<<<<

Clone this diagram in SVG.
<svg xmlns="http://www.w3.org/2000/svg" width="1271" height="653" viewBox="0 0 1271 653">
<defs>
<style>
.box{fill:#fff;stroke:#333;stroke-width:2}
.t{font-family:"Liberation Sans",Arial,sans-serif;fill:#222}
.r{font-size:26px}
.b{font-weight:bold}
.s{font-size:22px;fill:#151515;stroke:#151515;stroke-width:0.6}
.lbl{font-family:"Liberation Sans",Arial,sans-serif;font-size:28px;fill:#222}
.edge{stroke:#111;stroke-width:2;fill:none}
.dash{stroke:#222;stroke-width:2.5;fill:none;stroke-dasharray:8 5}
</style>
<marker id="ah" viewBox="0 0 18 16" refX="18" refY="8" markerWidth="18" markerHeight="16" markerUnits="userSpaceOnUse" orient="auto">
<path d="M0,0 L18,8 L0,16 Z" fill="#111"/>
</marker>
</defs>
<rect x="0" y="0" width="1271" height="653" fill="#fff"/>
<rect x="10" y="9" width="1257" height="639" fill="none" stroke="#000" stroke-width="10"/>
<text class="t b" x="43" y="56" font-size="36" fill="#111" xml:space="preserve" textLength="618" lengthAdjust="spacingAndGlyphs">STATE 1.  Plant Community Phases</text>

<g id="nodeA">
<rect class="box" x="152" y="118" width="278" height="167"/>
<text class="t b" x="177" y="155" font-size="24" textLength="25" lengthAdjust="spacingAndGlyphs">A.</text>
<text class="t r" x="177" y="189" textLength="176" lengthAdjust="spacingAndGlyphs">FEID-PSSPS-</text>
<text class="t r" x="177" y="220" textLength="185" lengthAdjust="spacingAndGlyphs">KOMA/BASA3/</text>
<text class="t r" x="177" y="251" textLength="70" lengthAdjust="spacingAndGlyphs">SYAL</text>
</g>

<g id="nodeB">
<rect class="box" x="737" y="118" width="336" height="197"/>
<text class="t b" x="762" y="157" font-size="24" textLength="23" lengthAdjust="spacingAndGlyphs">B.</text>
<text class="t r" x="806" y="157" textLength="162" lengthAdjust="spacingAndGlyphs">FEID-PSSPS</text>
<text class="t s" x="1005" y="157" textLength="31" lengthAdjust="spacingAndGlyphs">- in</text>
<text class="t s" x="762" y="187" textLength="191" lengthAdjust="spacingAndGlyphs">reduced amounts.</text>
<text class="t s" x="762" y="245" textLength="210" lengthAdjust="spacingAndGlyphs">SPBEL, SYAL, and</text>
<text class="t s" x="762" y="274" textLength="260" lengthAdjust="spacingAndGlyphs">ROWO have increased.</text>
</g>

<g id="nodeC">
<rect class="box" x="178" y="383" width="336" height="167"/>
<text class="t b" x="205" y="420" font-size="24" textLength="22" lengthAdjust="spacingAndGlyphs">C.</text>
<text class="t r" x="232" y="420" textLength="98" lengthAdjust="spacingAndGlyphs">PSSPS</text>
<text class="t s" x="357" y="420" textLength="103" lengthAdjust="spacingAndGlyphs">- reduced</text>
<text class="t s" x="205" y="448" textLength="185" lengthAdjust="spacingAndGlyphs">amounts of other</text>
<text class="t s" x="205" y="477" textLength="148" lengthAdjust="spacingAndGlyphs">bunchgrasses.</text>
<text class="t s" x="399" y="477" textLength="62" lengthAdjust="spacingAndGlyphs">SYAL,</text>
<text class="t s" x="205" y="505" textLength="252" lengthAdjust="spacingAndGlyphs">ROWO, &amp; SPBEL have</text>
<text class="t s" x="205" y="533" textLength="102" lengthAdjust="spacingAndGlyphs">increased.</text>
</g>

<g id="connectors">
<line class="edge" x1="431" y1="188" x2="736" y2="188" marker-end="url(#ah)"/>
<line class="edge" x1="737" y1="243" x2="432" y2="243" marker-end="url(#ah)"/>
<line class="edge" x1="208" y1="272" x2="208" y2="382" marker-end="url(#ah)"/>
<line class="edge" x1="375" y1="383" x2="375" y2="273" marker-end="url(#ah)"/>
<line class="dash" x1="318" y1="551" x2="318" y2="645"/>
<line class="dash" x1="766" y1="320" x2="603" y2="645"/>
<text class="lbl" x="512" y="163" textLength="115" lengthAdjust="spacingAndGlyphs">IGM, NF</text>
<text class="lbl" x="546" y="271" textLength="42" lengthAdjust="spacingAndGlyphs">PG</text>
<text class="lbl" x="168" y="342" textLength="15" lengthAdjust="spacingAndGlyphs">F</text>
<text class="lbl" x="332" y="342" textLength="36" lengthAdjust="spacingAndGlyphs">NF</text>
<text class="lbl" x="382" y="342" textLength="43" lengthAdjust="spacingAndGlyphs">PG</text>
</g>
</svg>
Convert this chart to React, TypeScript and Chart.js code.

>>>>

● SET EXERCISE: What is the number of lines in the records that contain the string "this"? Give only that number.

● ANSWER TO THE EXERCISE: 2